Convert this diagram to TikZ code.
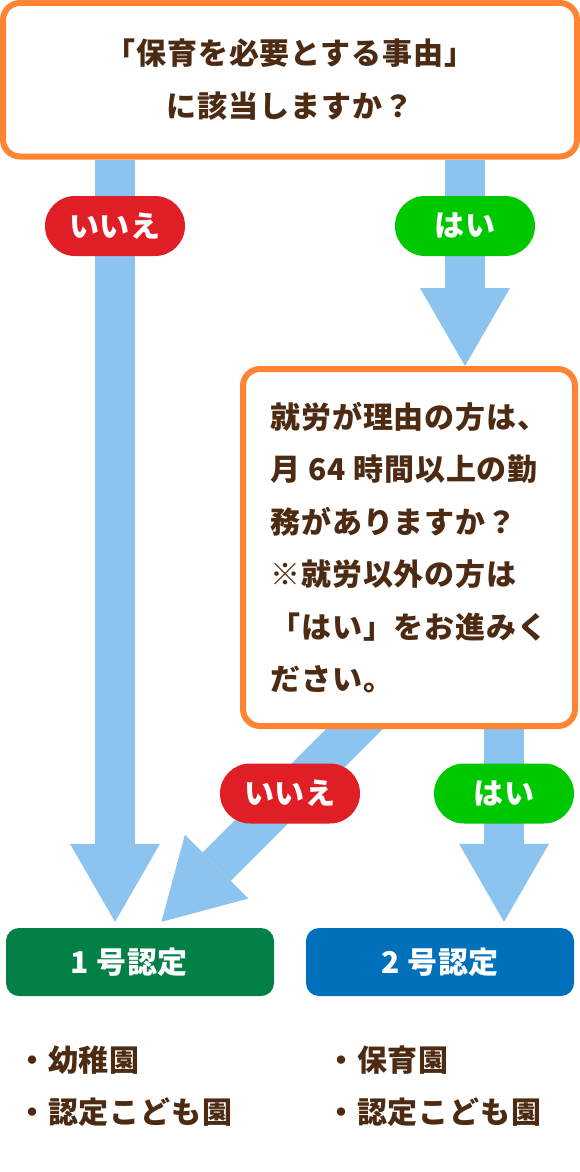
\documentclass[tikz,border=0pt]{standalone}
\usepackage{fontspec}
\setmainfont{Noto Sans CJK JP}[LetterSpace=3]
\usepackage{tikz}
\usetikzlibrary{arrows.meta,positioning,backgrounds}
\definecolor{textbrown}{RGB}{76,43,18}
\definecolor{lineorange}{RGB}{255,133,51}
\definecolor{flowblue}{RGB}{140,195,239}
\definecolor{noRed}{RGB}{224,30,38}
\definecolor{yesGreen}{RGB}{0,200,0}
\definecolor{oneGreen}{RGB}{2,128,70}
\definecolor{twoBlue}{RGB}{0,112,187}

\begin{document}
\begin{tikzpicture}[x=1pt, y=-1pt, font=\fontsize{30}{53}\selectfont\bfseries,
	question/.style = {draw=lineorange, line width=6pt, fill=white, rounded corners=17pt, text=textbrown},
	pill/.style = {rounded corners=30pt, minimum width=140pt, minimum height=60pt, inner sep=0pt, text=white},
	cert/.style = {rounded corners=13pt, minimum width=268pt, minimum height=68pt, inner sep=0pt, text=white},
	list/.style = {align=left, inner sep=0pt, text=textbrown, font=\fontsize{30}{52}\selectfont\bfseries},
	flow/.style = {draw=flowblue, line width=40pt, -{Triangle[length=78pt, width=90pt, line width=0pt]}}]
		\useasboundingbox (0,0) rectangle (580,1172);

		\node[question, minimum width=574pt, minimum height=153.5pt, align=center] (q1) at (290,79.75) {「保育を必要とする事由」\\に該当しますか？};
		\node[question, minimum width=332pt, minimum height=357pt, align=left, font=\fontsize{30}{52.4}\selectfont\bfseries] (q2) at (409,547.5) {就労が理由の方は、\\月 64 時間以上の勤\\務がありますか？\\※就労以外の方は\\「はい」をお進みく\\ださい。};

		\node[pill, fill=noRed] (no1) at (115,226) {いいえ};
		\node[pill, fill=yesGreen] (yes1) at (465,226) {はい};
		\node[pill, fill=noRed] (no2) at (290,793.5) {いいえ};
		\node[pill, fill=yesGreen] (yes2) at (504,793.5) {はい};

		\node[cert, fill=oneGreen] (one) at (140,962) {1 号認定\hspace*{22pt}};
		\node[cert, fill=twoBlue] (two) at (440,962) {2 号認定};

		\node[list, anchor=west] (list1) at (17,1086) {・幼稚園\\・認定こども園};
		\node[list, anchor=west] (list2) at (326,1086) {・保育園\\・認定こども園};

		\coordinate (d1) at ([xshift=-28.5pt, yshift=26pt]q2.south);
		\coordinate (d2) at ([xshift=21.5pt, yshift=6pt]one.north);

		\begin{pgfonlayer}{background}
			\fill[white] (0,0) rectangle (580,1172);
			\draw[flow, shorten >=6pt] (no1 |- q1.south) -- (no1 |- one.north);
			\draw[flow] (yes1 |- q1.south) -- (yes1 |- q2.north);
			\draw[flow] (d1) -- (d2);
			\draw[flow, shorten >=6pt] (yes2 |- q2.south) -- (yes2 |- two.north);
		\end{pgfonlayer}
	\end{tikzpicture}
\end{document}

• • • • •

STATED TASK:
Output exactly the span of lines from the top of the listing through the line holding "at ([xshift=21.5pt, yshift=6pt]one.north);", and leave every picture out.

COMPLETED EXERCISE:
Convert this diagram to TikZ code.
\documentclass[tikz,border=0pt]{standalone}
\usepackage{fontspec}
\setmainfont{Noto Sans CJK JP}[LetterSpace=3]
\usepackage{tikz}
\usetikzlibrary{arrows.meta,positioning,backgrounds}
\definecolor{textbrown}{RGB}{76,43,18}
\definecolor{lineorange}{RGB}{255,133,51}
\definecolor{flowblue}{RGB}{140,195,239}
\definecolor{noRed}{RGB}{224,30,38}
\definecolor{yesGreen}{RGB}{0,200,0}
\definecolor{oneGreen}{RGB}{2,128,70}
\definecolor{twoBlue}{RGB}{0,112,187}

\begin{document}
\begin{tikzpicture}[x=1pt, y=-1pt, font=\fontsize{30}{53}\selectfont\bfseries,
	question/.style = {draw=lineorange, line width=6pt, fill=white, rounded corners=17pt, text=textbrown},
	pill/.style = {rounded corners=30pt, minimum width=140pt, minimum height=60pt, inner sep=0pt, text=white},
	cert/.style = {rounded corners=13pt, minimum width=268pt, minimum height=68pt, inner sep=0pt, text=white},
	list/.style = {align=left, inner sep=0pt, text=textbrown, font=\fontsize{30}{52}\selectfont\bfseries},
	flow/.style = {draw=flowblue, line width=40pt, -{Triangle[length=78pt, width=90pt, line width=0pt]}}]
		\useasboundingbox (0,0) rectangle (580,1172);

		\node[question, minimum width=574pt, minimum height=153.5pt, align=center] (q1) at (290,79.75) {「保育を必要とする事由」\\に該当しますか？};
		\node[question, minimum width=332pt, minimum height=357pt, align=left, font=\fontsize{30}{52.4}\selectfont\bfseries] (q2) at (409,547.5) {就労が理由の方は、\\月 64 時間以上の勤\\務がありますか？\\※就労以外の方は\\「はい」をお進みく\\ださい。};

		\node[pill, fill=noRed] (no1) at (115,226) {いいえ};
		\node[pill, fill=yesGreen] (yes1) at (465,226) {はい};
		\node[pill, fill=noRed] (no2) at (290,793.5) {いいえ};
		\node[pill, fill=yesGreen] (yes2) at (504,793.5) {はい};

		\node[cert, fill=oneGreen] (one) at (140,962) {1 号認定\hspace*{22pt}};
		\node[cert, fill=twoBlue] (two) at (440,962) {2 号認定};

		\node[list, anchor=west] (list1) at (17,1086) {・幼稚園\\・認定こども園};
		\node[list, anchor=west] (list2) at (326,1086) {・保育園\\・認定こども園};

		\coordinate (d1) at ([xshift=-28.5pt, yshift=26pt]q2.south);
		\coordinate (d2) at ([xshift=21.5pt, yshift=6pt]one.north);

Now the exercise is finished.